HL 37: Nitrides II – Designed properties and LED

HL 37.1: Vortrag

Donnerstag, 12. März 2026, 09:30–09:45, POT/0006

Designing Visible-Spectrum Nitride Alloys from First Principles — •Jan M. Waack^1,2, Michael Czerner^1,2, and Christian Heiliger^1,2 — ¹Institut für theoretische Physik, Justus-Liebig-Universität Gießen, Germany — ²Center for Materials Research (LaMa), Justus-Liebig-Universität Gießen, Germany

Precise band-gap engineering across the full visible spectrum is essential for emerging applications such as integrated RGB LEDs. This tunability can be achieved through alloying narrow-band-gap materials like InN or ScN with wide-band-gap semiconductors such as GaN or AlN. Among these systems, random alloys including (In,Ga)N and (Al,Sc)N require advanced theoretical treatments–such as the coherent potential approximation (CPA) and special quasi-random structures (SQS)–to capture their configurational disorder accurately.

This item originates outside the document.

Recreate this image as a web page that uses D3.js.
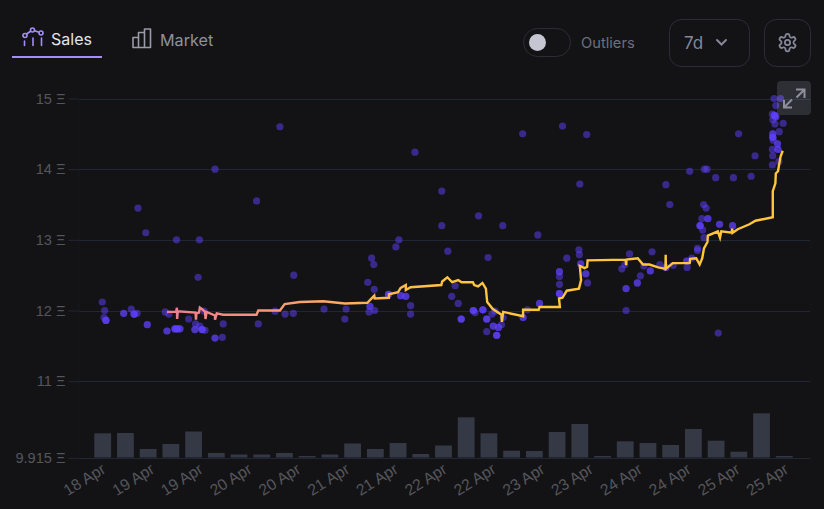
<!DOCTYPE html>
<html>
<head>
<meta charset="utf-8">
<script src="https://cdn.jsdelivr.net/npm/d3@7"></script>
<style>
  html, body { margin: 0; padding: 0; background: #131316; overflow: hidden; }
  svg { display: block; }
  .ui { font-family: Inter, "Noto Sans", sans-serif; }
  .axis text { font-family: "Liberation Sans", Arial, sans-serif; fill: #55565b; }
  .axis.price text { font-size: 14.6px; }
  .axis.date text { font-size: 15.8px; }
</style>
</head>
<body>
<svg id="chart" width="824" height="509"></svg>
<script>
// Price ticks (ETH) on the left axis
const priceTicks = [9.915, 11, 12, 13, 14, 15];

// Date ticks: hours since the start of the 7 day window, with their labels
const dateTickHours = [5.8, 17.1, 28.3, 39.6, 50.9, 62.2, 73.4, 84.7, 96, 107.3, 118.5, 129.8, 141.1, 152.4, 163.6];
const dateTickLabels = ["18 Apr", "19 Apr", "19 Apr", "20 Apr", "20 Apr", "21 Apr", "21 Apr", "22 Apr", "22 Apr", "23 Apr", "23 Apr", "24 Apr", "24 Apr", "25 Apr", "25 Apr"];

// Traded volume per 5.25 hour bucket
const volumeHours = [5.25, 10.5, 15.75, 21, 26.25, 31.5, 36.75, 42, 47.25, 52.5, 57.75, 63, 68.25, 73.5, 78.75, 84, 89.25, 94.5, 99.75, 105, 110.25, 115.5, 120.75, 126, 131.25, 136.5, 141.75, 147, 152.25, 157.5, 162.75];
const volumes = [24.2, 24.5, 8.5, 13.5, 26, 4.5, 3, 3, 4.5, 1.5, 3, 14, 8.5, 14.5, 3.5, 12, 40.2, 24.2, 6.8, 6.5, 25.5, 33.5, 1.5, 16.2, 14.5, 12.5, 28.5, 16.8, 5.8, 44.2, 1.5];

// Individual sales: [hour, price, sales at that spot]
const sales = [
  [5.15,12.12,1],[5.7,12.00,1],[5.55,11.90,1],[6.0,11.86,3],[10.1,11.96,2],[11.85,12.02,1],[13.2,11.96,1],[12.5,11.95,3],
  [15.55,11.80,2],[19.7,11.98,1],[20.55,11.95,1],[20.1,11.71,2],[21.95,11.74,3],[22.5,11.74,3],[23.1,11.74,2],[25.1,11.88,1],
  [26.7,11.81,1],[27.7,11.78,1],[26.55,11.73,2],[28.2,11.73,3],[28.9,11.72,1],[28.7,11.99,1],[33.1,11.81,1],[31.2,11.61,2],
  [32.9,11.62,1],[41.2,11.81,1],[45.1,11.99,1],[47.4,11.95,1],[49.3,11.96,1],[49.4,12.50,1],[56.4,12.02,1],[61.5,12.02,1],
  [61.2,11.88,1],[66.5,12.40,1],[68.0,12.30,1],[67.9,12.65,1],[67.4,12.74,1],[67.0,12.06,2],[66.8,11.98,1],[68.1,12.00,1],
  [71.3,12.23,3],[74.1,12.21,2],[75.3,12.20,2],[76.4,12.07,1],[76.4,11.95,1],[86.7,12.35,1],[85.9,12.20,1],[87.4,12.10,1],
  [88.1,11.88,3],[90.9,12.00,3],[91.3,11.97,1],[93.1,12.01,3],[94.0,11.88,3],[95.2,11.95,1],[95.9,11.99,1],[95.5,11.78,2],
  [96.7,11.76,2],[97.4,11.80,1],[97.8,11.90,1],[94.0,11.70,1],[96.3,11.65,3],[102.4,11.90,2],[103.4,12.01,1],[106.2,12.10,2],
  [110.8,12.55,2],[110.8,12.48,1],[110.8,12.37,1],[110.8,12.24,3],[112.5,12.74,1],[115.3,12.86,1],[115.4,12.79,1],[115.7,12.66,2],
  [116.9,12.52,2],[117.3,12.39,1],[127.0,12.80,1],[125.9,12.65,1],[125.2,12.59,1],[126.2,12.31,2],[128.8,12.39,2],[129.5,12.49,1],
  [131.8,12.56,2],[130.3,12.63,1],[132.2,12.83,1],[134.0,12.65,1],[135.4,12.61,2],[126.2,12.00,1],[135.4,13.78,1],[136.3,13.50,1],
  [137.1,12.64,1],[140.2,12.70,2],[141.4,12.74,1],[140.3,12.61,1],[142.7,12.88,1],[142.7,12.85,1],[144.2,13.03,1],[143.3,13.20,3],
  [143.9,13.14,1],[143.7,13.30,1],[145.1,13.30,2],[144.1,13.50,1],[144.7,13.45,1],[147.8,13.22,2],[150.8,13.20,2],[140.9,13.97,1],
  [144.3,14.00,1],[144.9,14.00,1],[146.9,13.88,1],[151.0,13.88,1],[155.1,13.90,1],[152.2,14.50,1],[156.0,14.19,1],[160.4,15.00,1],
  [161.9,15.00,1],[160.8,14.90,1],[160.0,14.78,1],[160.5,14.76,3],[160.8,14.74,2],[160.1,14.70,1],[160.6,14.64,1],[162.5,14.65,1],
  [161.6,14.53,1],[160.1,14.50,2],[160.1,14.45,3],[160.2,14.41,1],[161.2,14.36,2],[161.3,14.28,2],[160.0,14.28,1],[160.1,14.19,1],
  [160.0,14.06,1],[161.5,14.11,1],[13.4,13.45,1],[15.2,13.10,1],[22.3,13.00,1],[27.6,13.00,1],[27.3,12.47,1],[31.2,14.00,1],
  [40.8,13.55,1],[46.2,14.60,1],[77.4,14.24,1],[83.6,13.69,1],[83.6,13.20,1],[85.0,12.84,1],[92.1,13.34,1],[97.7,13.20,1],
  [102.3,14.50,1],[111.5,14.61,1],[117.1,14.49,1],[115.5,13.79,1],[73.7,13.00,1],[73.0,12.90,1],[147.5,11.68,1],[105.8,13.07,1],[94.3,12.75,1]
];

// Rolling average price: [hour, price]
const averagePrice = [
  [20.1,11.98],[22.2,11.98],[22.4,12.04],[22.45,11.88],[22.6,11.99],[26.7,11.97],[26.8,11.87],[26.9,11.96],[27.5,11.97],[27.7,12.04],
  [28.4,12.01],[28.9,11.98],[29.0,11.88],[29.25,11.98],[31.2,11.93],[31.2,11.87],[31.6,11.96],[33.1,11.94],[40.8,11.94],[41.2,12.00],
  [46.2,12.00],[47.3,12.09],[50.8,12.12],[56.2,12.13],[61.2,12.10],[66.4,12.11],[68.0,12.21],[68.1,12.17],[71.4,12.18],[71.4,12.23],
  [73.5,12.26],[74.1,12.32],[75.3,12.36],[75.3,12.29],[76.4,12.33],[83.5,12.36],[83.7,12.41],[84.9,12.47],[86.0,12.40],[87.4,12.43],
  [88.2,12.40],[90.8,12.40],[91.1,12.36],[92.0,12.34],[93.0,12.39],[93.8,12.31],[94.1,12.12],[95.4,12.02],[97.4,11.94],[97.5,11.84],
  [97.8,11.98],[102.4,11.92],[102.4,12.01],[106.0,12.01],[106.2,12.05],[110.9,12.05],[110.7,12.17],[111.5,12.18],[112.5,12.28],[115.3,12.31],
  [115.8,12.43],[115.5,12.63],[116.6,12.60],[117.2,12.62],[117.3,12.71],[126.1,12.72],[126.2,12.64],[126.3,12.72],[128.9,12.74],[130.1,12.65],
  [131.6,12.65],[133.6,12.61],[135.3,12.59],[135.35,12.79],[135.4,12.59],[137.0,12.67],[140.9,12.67],[141.0,12.73],[142.4,12.74],[143.2,12.65],
  [143.8,12.74],[144.2,12.88],[145.0,12.97],[145.1,13.06],[147.4,13.12],[147.9,13.03],[148.2,13.12],[150.6,13.10],[150.7,13.16],[150.8,13.10],
  [152.0,13.15],[154.7,13.22],[156.1,13.27],[160.1,13.32],[160.1,13.69],[160.7,13.80],[160.8,13.94],[161.3,13.97],[161.9,14.18],[162.4,14.26]
];

const svg = d3.select("#chart");

const x = d3.scaleLinear().domain([0, 168.7]).range([80, 810]);
const y = d3.scaleLinear().domain([12, 15]).range([310.5, 98.5]);
const yVolume = d3.scaleLinear().domain([0, 50]).range([457.5, 407.5]);

// Left axis and horizontal grid
const yAxis = d3.axisLeft(y)
  .tickValues(priceTicks)
  .tickSize(10)
  .tickPadding(3)
  .tickFormat(v => v + " Ξ");
const yG = svg.append("g").attr("class", "axis price").attr("transform", "translate(78.5,0)").call(yAxis);
yG.select(".domain").attr("stroke", "#19191d").attr("d", `M0.5,${y(15)}V${y(9.915)}`);
yG.selectAll(".tick line").attr("stroke", "#232733");

svg.append("g").selectAll("line").data(priceTicks).join("line")
  .attr("x1", x(0) - 1).attr("x2", x.range()[1])
  .attr("y1", d => Math.round(y(d)) + 0.5).attr("y2", d => Math.round(y(d)) + 0.5)
  .attr("stroke", "#1f2636");

// Bottom axis with slanted date labels
const xAxis = d3.axisBottom(x)
  .tickValues(dateTickHours)
  .tickSize(0)
  .tickFormat((d, i) => dateTickLabels[i]);
const xG = svg.append("g").attr("class", "axis date").attr("transform", "translate(0,458)").call(xAxis);
xG.select(".domain").remove();
xG.selectAll("text")
  .attr("text-anchor", "end")
  .attr("dy", 0).attr("y", 0)
  .attr("transform", "translate(1,14) rotate(-32)");

// Volume bars
svg.append("g").selectAll("rect").data(volumes).join("rect")
  .attr("x", (d, i) => x(volumeHours[i]) - 8.4)
  .attr("width", 16.8)
  .attr("y", d => yVolume(d))
  .attr("height", d => yVolume(0) - yVolume(d))
  .attr("fill", "#353945");

// Sales dots; repeated sales stack up and read brighter
const dots = sales.flatMap(([h, p, n]) => d3.range(n).map(() => [h, p]));
svg.append("g").selectAll("circle").data(dots).join("circle")
  .attr("cx", d => x(d[0]))
  .attr("cy", d => y(d[1]))
  .attr("r", 3.6)
  .attr("fill", "#6040ff")
  .attr("fill-opacity", 0.5);

// Average line, pink on the left fading into amber
const gradient = svg.append("defs").append("linearGradient")
  .attr("id", "averageStroke")
  .attr("gradientUnits", "userSpaceOnUse")
  .attr("x1", x(20)).attr("x2", x(85)).attr("y1", 0).attr("y2", 0);
gradient.append("stop").attr("offset", "0%").attr("stop-color", "#ef7a95");
gradient.append("stop").attr("offset", "55%").attr("stop-color", "#f9a868");
gradient.append("stop").attr("offset", "100%").attr("stop-color", "#ffc53d");

svg.append("path")
  .attr("d", d3.line().x(d => x(d[0])).y(d => y(d[1]))(averagePrice))
  .attr("fill", "none")
  .attr("stroke", "url(#averageStroke)")
  .attr("stroke-width", 2.4)
  .attr("stroke-linejoin", "miter")
  .attr("stroke-miterlimit", 5);

// Tabs
const tabs = svg.append("g").attr("class", "ui");
const salesIcon = tabs.append("g").attr("fill", "none").attr("stroke", "#a48cff").attr("stroke-width", 1.6).attr("stroke-linecap", "round");
salesIcon.append("path").attr("d", "M25 35 L32.5 30 L41 33");
salesIcon.selectAll("circle").data([[25, 35.5], [32.5, 30], [41, 33]]).join("circle")
  .attr("cx", d => d[0]).attr("cy", d => d[1]).attr("r", 2).attr("fill", "#131316");
salesIcon.append("path").attr("d", "M24.5 41V45.5 M33 38V45.5 M41.5 38V45.5");
tabs.append("text").attr("x", 51).attr("y", 45).attr("font-size", 16).attr("fill", "#e4e4e9").text("Sales");
tabs.append("rect").attr("x", 12).attr("y", 56).attr("width", 90).attr("height", 2).attr("fill", "#a48cff");
tabs.append("path")
  .attr("d", "M133 37.5h5.5v10h-5.5z M138.5 47.5v-15h6v15z M144.5 47.5v-18.5h6v18.5z")
  .attr("fill", "none").attr("stroke", "#9a9aa8").attr("stroke-width", 1.6).attr("stroke-linejoin", "round");
tabs.append("text").attr("x", 160).attr("y", 45.5).attr("font-size", 16.2).attr("fill", "#8f909c").text("Market");

// Outliers switch
const controls = svg.append("g").attr("class", "ui");
controls.append("rect").attr("x", 523.5).attr("y", 28.5).attr("width", 47).attr("height", 28).attr("rx", 14)
  .attr("fill", "none").attr("stroke", "#2b2c38");
controls.append("circle").attr("cx", 537.5).attr("cy", 42.5).attr("r", 8.5).attr("fill", "#c6c6d2");
controls.append("text").attr("x", 581).attr("y", 48).attr("font-size", 14.7).attr("fill", "#6c6f7c").text("Outliers");

// Range picker
controls.append("rect").attr("x", 669.5).attr("y", 19.5).attr("width", 80).attr("height", 47).attr("rx", 12)
  .attr("fill", "none").attr("stroke", "#2b2c38");
controls.append("text").attr("x", 684).attr("y", 49).attr("font-size", 17).attr("fill", "#85879a").text("7d");
controls.append("path").attr("d", "M717 40 L721.5 44.5 L726 40").attr("fill", "none").attr("stroke", "#85879a").attr("stroke-width", 2).attr("stroke-linecap", "round");

// Settings button
controls.append("rect").attr("x", 764.5).attr("y", 19.5).attr("width", 46).attr("height", 47).attr("rx", 12)
  .attr("fill", "none").attr("stroke", "#2b2c38");
const gear = controls.append("g").attr("transform", "translate(777,32) scale(0.875)")
  .attr("fill", "none").attr("stroke", "#85879a").attr("stroke-width", 2);
gear.append("path").attr("d", "M12.22 2h-.44a2 2 0 0 0-2 2v.18a2 2 0 0 1-1 1.73l-.43.25a2 2 0 0 1-2 0l-.15-.08a2 2 0 0 0-2.73.73l-.22.38a2 2 0 0 0 .73 2.73l.15.1a2 2 0 0 1 1 1.72v.51a2 2 0 0 1-1 1.74l-.15.09a2 2 0 0 0-.73 2.73l.22.38a2 2 0 0 0 2.73.73l.15-.08a2 2 0 0 1 2 0l.43.25a2 2 0 0 1 1 1.73V20a2 2 0 0 0 2 2h.44a2 2 0 0 0 2-2v-.18a2 2 0 0 1 1-1.73l.43-.25a2 2 0 0 1 2 0l.15.08a2 2 0 0 0 2.73-.73l.22-.39a2 2 0 0 0-.73-2.73l-.15-.08a2 2 0 0 1-1-1.74v-.5a2 2 0 0 1 1-1.74l.15-.09a2 2 0 0 0 .73-2.73l-.22-.38a2 2 0 0 0-2.73-.73l-.15.08a2 2 0 0 1-2 0l-.43-.25a2 2 0 0 1-1-1.73V4a2 2 0 0 0-2-2z");
gear.append("circle").attr("cx", 12).attr("cy", 12).attr("r", 3);

// Expand button over the plot corner
controls.append("rect").attr("x", 777).attr("y", 81).attr("width", 34).attr("height", 34).attr("rx", 4)
  .attr("fill", "#d8dcf0").attr("fill-opacity", 0.14);
controls.append("path")
  .attr("d", "M796 89.5h8.5v8.5 M804 90l-7.5 7.5 M784 100v7.5h8 M784.5 107l7.5-7.5")
  .attr("fill", "none").attr("stroke", "#8d8f9c").attr("stroke-width", 2);
</script>
</body>
</html>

In this work, we combine first-principles density functional theory with efficient electronic-structure methods such as LDA-1/2 and the mBJ functional to provide a comprehensive dataset for both random and ordered alloy phases. We report key structural properties including lattice parameters and bond lengths as well as elastic constants, phonon modes, thermodynamic stability, and electronic characteristics such as band gaps and Bloch spectral functions. These results offer a robust theoretical foundation for experimental detection of ordering phenomena and for the rational design of nitride alloys with tailored optical and electronic properties.

Keywords: DFT; InGaN; AlScN; bandgap; KKR